Zelmare and Swanee are some of this season’s most charismatic characters, but their escape attempt leaves a lot of innocent victims in its wake, as Odis discovers when he finally works up the nerve to join the raid. Seeing all those bodies, which include women and children, makes rooting for them feel extremely uncomfortable. Not that what follows provides a clearer rooting interest. Though late, Odis is still able to kill Swanee and Deafy, who dies with an accusatory look still on his face, but can’t stop Zelmare from getting away.

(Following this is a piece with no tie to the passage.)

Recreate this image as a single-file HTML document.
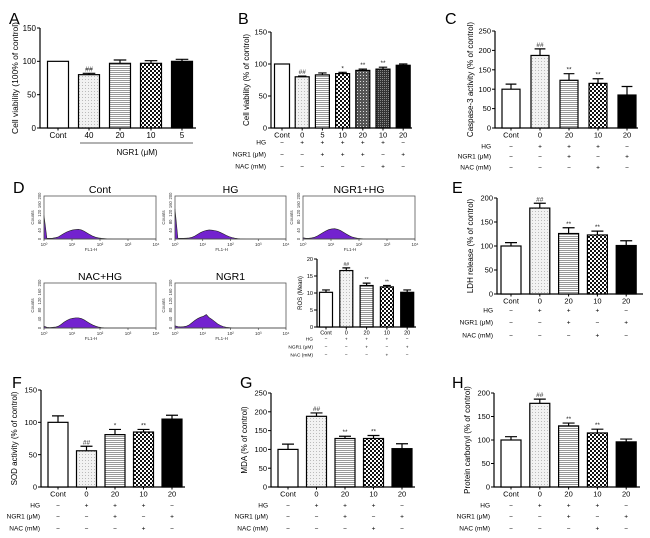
<!DOCTYPE html>
<html><head><meta charset="utf-8"><style>
html,body{margin:0;padding:0;background:#fff;}
svg{display:block;font-family:"Liberation Sans",sans-serif;}
</style></head><body>
<svg id="fig" width="650" height="538" viewBox="0 0 650 538" xmlns="http://www.w3.org/2000/svg">
<defs>
<pattern id="pDots" width="3" height="3" patternUnits="userSpaceOnUse"><rect width="3" height="3" fill="#f2f2f2"/><rect x="1" y="1" width="1" height="1" fill="#bbb"/></pattern>
<pattern id="pLines" width="3" height="2" patternUnits="userSpaceOnUse"><rect width="3" height="2" fill="#fff"/><rect width="3" height="1" fill="#999"/></pattern>
<pattern id="pCheck" width="4" height="4" patternUnits="userSpaceOnUse"><rect width="4" height="4" fill="#fff"/><rect width="2" height="2" fill="#111"/><rect x="2" y="2" width="2" height="2" fill="#111"/></pattern>
<pattern id="pDark" width="3" height="3" patternUnits="userSpaceOnUse"><rect width="3" height="3" fill="#555"/><rect width="1" height="1" fill="#ddd"/></pattern>
<pattern id="pDarker" width="2" height="2" patternUnits="userSpaceOnUse"><rect width="2" height="2" fill="#333"/><rect width="1" height="1" fill="#888"/></pattern>
</defs>
<g id="root"></g>
</svg>
<script>
// ---------- data ----------
const catA = ["Cont","40","20","10","5"];
const valA = [100,80,97,97,100];
const errA = [0,2,5,4,3];
const sigA = ["","##","","",""];

const catB = ["Cont","0","5","10","20","10","20"];
const valB = [100,80,83,85,90,92,98];
const errB = [0,1,3,2,2,3,2];
const sigB = ["","##","","*","**","**",""];
const hgB = ["−","+","+","+","+","+","−"];
const ngB = ["−","−","+","+","+","−","+"];
const nacB = ["−","−","−","−","−","+","−"];

const cat5 = ["Cont","0","20","10","20"];
const hg5 = ["−","+","+","+","−"];
const ng5 = ["−","−","+","−","+"];
const nac5 = ["−","−","−","+","−"];

const valC = [100,187,123,115,85];
const errC = [13,17,17,12,22];
const sigC = ["","##","**","**",""];

const valROS = [10.2,16.6,12.2,11.8,10.2];
const errROS = [0.7,0.8,0.7,0.4,0.7];
const sigROS = ["","##","**","**",""];

const valE = [100,179,126,123,101];
const errE = [7,10,12,8,10];
const sigE = ["","##","**","**",""];

const valF = [100,56,81,85,105];
const errF = [10,7,8,4,6];
const sigF = ["","##","*","**",""];

const valG = [100,188,129,129,102];
const errG = [14,9,6,8,13];
const sigG = ["","##","**","**",""];

const valH = [100,178,130,115,96];
const errH = [7,9,6,8,6];
const sigH = ["","##","**","**",""];

const histTitles = ["Cont","HG","NGR1+HG","NAC+HG","NGR1"];
const histCont = [110,3,3,4,6,10,18,26,33,38,42,44,45,42,36,28,20,13,8,5,3,2,1,1,0,0,0,0,0,0];
const histHG   = [140,4,3,3,4,5,8,14,22,30,36,40,42,41,39,36,30,24,17,11,7,4,2,1,1,0,0,0,0,0];
const histNGR  = [6,3,3,5,8,14,22,30,38,44,47,48,45,40,32,24,16,10,6,3,2,1,0,0,0,0,0,0,0,0];
const histNAC  = [8,3,2,3,4,8,16,26,34,40,43,45,45,42,36,28,20,13,8,4,2,1,0,0,0,0,0,0,0,0];
const histN    = [10,6,5,6,8,14,24,34,42,48,52,60,46,38,28,18,11,6,3,2,1,0,0,0,0,0,0,0,0,0];
const histData = [histCont,histHG,histNGR,histNAC,histN];
const histTicks = ["10⁰","10¹","10²","10³","10⁴"];
const countTicks = [0,40,80,120,160,200];

// ---------- helpers ----------
const NS="http://www.w3.org/2000/svg";
const root=document.getElementById('root');
function mk(tag,attrs,parent,text){const e=document.createElementNS(NS,tag);for(const k in attrs)e.setAttribute(k,attrs[k]);if(text!==undefined)e.textContent=text;(parent||root).appendChild(e);return e;}
function grp(name){const g=mk('g',{});


return g;}

function barPanel(cfg, cats, vals, errs, sigs, rows){
  const g=grp(cfg.name);
  const yS=v=>cfg.y0-(v/cfg.max)*(cfg.y0-cfg.yTop);
  const xS=i=>cfg.c0+i*cfg.dx;
  if(cfg.letter){const t=mk('text',{x:cfg.lx,y:cfg.ly,'font-size':16},g,cfg.letter);
  
  }
  const ax=mk('path',{d:`M${cfg.ax},${cfg.yTop}V${cfg.y0}H${cfg.axEnd}`,stroke:'#000','stroke-width':1.2,fill:'none'},g);
  
  
  for(let v=0;v<=cfg.max;v+=cfg.step){
    const y=yS(v);
    mk('line',{x1:cfg.ax-3,x2:cfg.ax,y1:y,y2:y,stroke:'#000','stroke-width':1},g);
    const t=mk('text',{x:cfg.ax-4,y:y+cfg.fs*0.35,'font-size':cfg.fs,'text-anchor':'end'},g,String(v));
    
    
  }
  const mid=(cfg.y0+cfg.yTop)/2;
  const yt=mk('text',{x:cfg.ax-cfg.titleOff,y:mid,'font-size':cfg.tfs,'text-anchor':'middle',transform:`rotate(-90 ${cfg.ax-cfg.titleOff} ${mid})`},g,cfg.ytitle);
  
  
  const pats=cfg.pats;
  for(let i=0;i<vals.length;i++){
    const cx=xS(i), y=yS(vals[i]), w=(i===0&&cfg.w0)?cfg.w0:cfg.bw;
    const b=mk('rect',{x:cx-w/2,y:y,width:w,height:cfg.y0-y,fill:pats[i],stroke:'#000','stroke-width':1.2},g);
    
    
    if(errs[i]>0){
      const ye=yS(vals[i]+errs[i]);
      mk('path',{d:`M${cx},${y}V${ye}M${cx-w*0.3},${ye}H${cx+w*0.3}`,stroke:'#000','stroke-width':1.2,fill:'none'},g);
    }
    if(sigs[i]){
      const s=mk('text',{x:cx,y:yS(vals[i]+errs[i])-2,'font-size':cfg.sfs,'text-anchor':'middle',fill:'#222'},g,sigs[i]);
      
      
    }
    mk('line',{x1:cx,x2:cx,y1:cfg.y0,y2:cfg.y0+2.5,stroke:'#000','stroke-width':1},g);
    const ct=mk('text',{x:cx,y:cfg.y0+cfg.fs+2,'font-size':cfg.fs,'text-anchor':'middle'},g,cats[i]);
    
    
  }
  if(rows){
    const labels=["HG","NGR1 (μM)","NAC (mM)"];
    rows.forEach((r,ri)=>{
      const ry=cfg.rowY[ri];
      const lt=mk('text',{x:cfg.rowLx,y:ry+cfg.rfs*0.35,'font-size':cfg.rfs,'text-anchor':'end'},g,labels[ri]);
      
      
      r.forEach((s,i)=>{mk('text',{x:xS(i),y:ry+cfg.rfs*0.35,'font-size':cfg.rfs,'text-anchor':'middle'},g,s);});
    });
  }
  return g;
}

const P5=['#fff','url(#pDots)','url(#pLines)','url(#pCheck)','#000'];

const gA=barPanel({name:'panel-a',letter:'A',lx:9,ly:24,ax:40,y0:128,yTop:28,max:150,step:50,axEnd:196,c0:58,dx:31,bw:21,fs:8,tfs:8.5,sfs:7,titleOff:22,ytitle:'Cell viability (100% of control)',pats:P5},catA,valA,errA,sigA,null);
mk('line',{x1:80,x2:193,y1:143,y2:143,stroke:'#666','stroke-width':1},gA);
const ngl=mk('text',{x:137,y:155,'font-size':8,'text-anchor':'middle'},gA,'NGR1 (μM)');



barPanel({name:'panel-b',letter:'B',lx:238,ly:24,ax:271,y0:128,yTop:32,max:150,step:50,axEnd:412,c0:282,dx:20.2,bw:14,w0:15,fs:7.5,tfs:8,sfs:6.5,titleOff:22,ytitle:'Cell viability (% of control)',pats:['#fff','url(#pDots)','url(#pLines)','url(#pCheck)','url(#pDark)','url(#pDarker)','#000'],rowY:[142,154,166],rowLx:266,rfs:6.5},catB,valB,errB,sigB,[hgB,ngB,nacB]);

barPanel({name:'panel-c',letter:'C',lx:445,ly:24,ax:495,y0:128,yTop:31,max:250,step:50,axEnd:638,c0:511,dx:29,bw:18,fs:7.5,tfs:8,sfs:6.5,titleOff:22,ytitle:'Caspase-3 activity (% of control)',pats:P5,rowY:[146,156,167],rowLx:491,rfs:6.5},cat5,valC,errC,sigC,[hg5,ng5,nac5]);

barPanel({name:'panel-e',letter:'E',lx:452,ly:193,ax:497,y0:294,yTop:198,max:200,step:50,axEnd:643,c0:511,dx:28.8,bw:20,fs:7.5,tfs:8,sfs:6.5,titleOff:24,ytitle:'LDH release (% of control)',pats:P5,rowY:[310,322,335],rowLx:493,rfs:6.5},cat5,valE,errE,sigE,[hg5,ng5,nac5]);

barPanel({name:'panel-f',letter:'F',lx:12,ly:388,ax:41,y0:487,yTop:390,max:150,step:50,axEnd:185,c0:58,dx:28.5,bw:20,fs:7.5,tfs:8,sfs:6.5,titleOff:24,ytitle:'SOD activity (% of control)',pats:P5,rowY:[505,516,528],rowLx:40,rfs:6.5},cat5,valF,errF,sigF,[hg5,ng5,nac5]);
barPanel({name:'panel-g',letter:'G',lx:240,ly:388,ax:271,y0:487,yTop:393,max:250,step:50,axEnd:415,c0:288,dx:28.5,bw:20,fs:7.5,tfs:8,sfs:6.5,titleOff:24,ytitle:'MDA (% of control)',pats:P5,rowY:[505,516,528],rowLx:268,rfs:6.5},cat5,valG,errG,sigG,[hg5,ng5,nac5]);
barPanel({name:'panel-h',letter:'H',lx:452,ly:388,ax:494,y0:487,yTop:393,max:200,step:50,axEnd:640,c0:511,dx:28.8,bw:20,fs:7.5,tfs:8,sfs:6.5,titleOff:24,ytitle:'Protein carbonyl (% of control)',pats:P5,rowY:[505,516,528],rowLx:490,rfs:6.5},cat5,valH,errH,sigH,[hg5,ng5,nac5]);

const dl=mk('text',{x:13,y:193,'font-size':16},root,'D');



barPanel({name:'panel-d-ros',letter:'',ax:317,y0:327,yTop:259,max:20,step:5,axEnd:416,c0:326,dx:20.3,bw:13,fs:5.5,tfs:6,sfs:5,titleOff:15,ytitle:'ROS (Mean)',pats:P5,rowY:[339,347,355],rowLx:313,rfs:4.8},cat5,valROS,errROS,sigROS,[hg5,ng5,nac5]);

const boxes=[[44,196,112,43],[175,196,111,43],[303,196,112,43],[44,283,112,45],[175,283,111,45]];
boxes.forEach((bx,k)=>{
  const [x,y,w,h]=bx;
  const g=grp('histogram-'+histTitles[k].toLowerCase().replace(/\+/g,'-'));
  const xS=i=>x+ i*(w/(histData[k].length*1.3));
  const yS=c=>y+h-(c/200)*h;
  const d=histData[k];
  let p=`M${x},${y+h}`;
  d.forEach((c,i)=>{p+=`L${xS(i)},${yS(Math.min(c,200))}`;});
  p+=`L${xS(d.length-1)},${y+h}Z`;
  const hp=mk('path',{d:p,fill:'#7322cf',stroke:'#222','stroke-width':0.6},g);
  
  
  mk('path',{d:`M${x},${y+h}H${x+w}`,stroke:'#222','stroke-width':0.8},g);
  mk('rect',{x:x,y:y,width:w,height:h,fill:'none',stroke:'#555','stroke-width':0.8},g);
  const t=mk('text',{x:x+w/2,y:y-3,'font-size':10.5,'text-anchor':'middle'},g,histTitles[k]);
  
  
  histTicks.forEach((lab,i)=>{
    const tx=x+i*w/4;
    mk('line',{x1:tx,x2:tx,y1:y+h,y2:y+h+2,stroke:'#333','stroke-width':0.6},g);
    mk('text',{x:tx,y:y+h+7,'font-size':4.5,'text-anchor':'middle',fill:'#333'},g,lab);
  });
  mk('text',{x:x+w*0.42,y:y+h+12,'font-size':4.5,'text-anchor':'middle',fill:'#333'},g,'FL1-H');
  countTicks.forEach(c=>{
    const ty=yS(c);
    mk('text',{x:x-3,y:ty,'font-size':4.2,'text-anchor':'middle',fill:'#333',transform:`rotate(-90 ${x-3} ${ty})`},g,String(c));
  });
  mk('text',{x:x-10,y:y+h/2,'font-size':4.5,'text-anchor':'middle',fill:'#333',transform:`rotate(-90 ${x-10} ${y+h/2})`},g,'Counts');
});
</script>
</body></html>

There are no good guys here.
And, though it’s fun to watch Josto and Gaetano make up for lost time by behaving like boys again, there are no good guys at the Fadda compound either, which, in the episode’s closing moments, becomes a battleground that leaves the Fadda matriarch dead when the men Loy has summoned from Fargo show up. Is this the nadir of the title? Because it seems like things are about to get even worse.
• RIP Deafy. At least, thanks to The Mandalorian, one of the marshals Timothy Olyphant played this fall survived. Olyphant delivered a fun performance, somehow making a prig seem both charming and wily.
• RIP Swanee, who went out guns a-blazin’ just as she hoped to — but not before recounting how much fun she had killing Italians with Zelmare. Again, these are not nice people.
• So where is all this going? Fargo’s traditionally been good with propulsive action scenes and dialogue-driven character moments, but much of “The Nadir” plays like a shapeless collection of the latter capped by the former. It’s not a bad episode at all, though the familiarity of the shoot-out is a bit much. (Where much of the series is an act of creative derivativeness, the scene feels a bit too close to the original.) But we’re getting into the home stretch and it’s hard to see how the many strands of his season get tied together. Not that they have to. The season’s offered a lot of pleasures in the form of atmosphere, strong performances, and colorful characters. But it’s unclear whether it will end up forming a cohesive story or whether its 1950s Kansas City will simply serve as a playground for some new variations on familiar Fargo themes.
• Speaking of strong performances, Oraetta spends much of the episode in a state of near-panic. But her face while suffocating Josto as she pleasures him is eerily peaceful.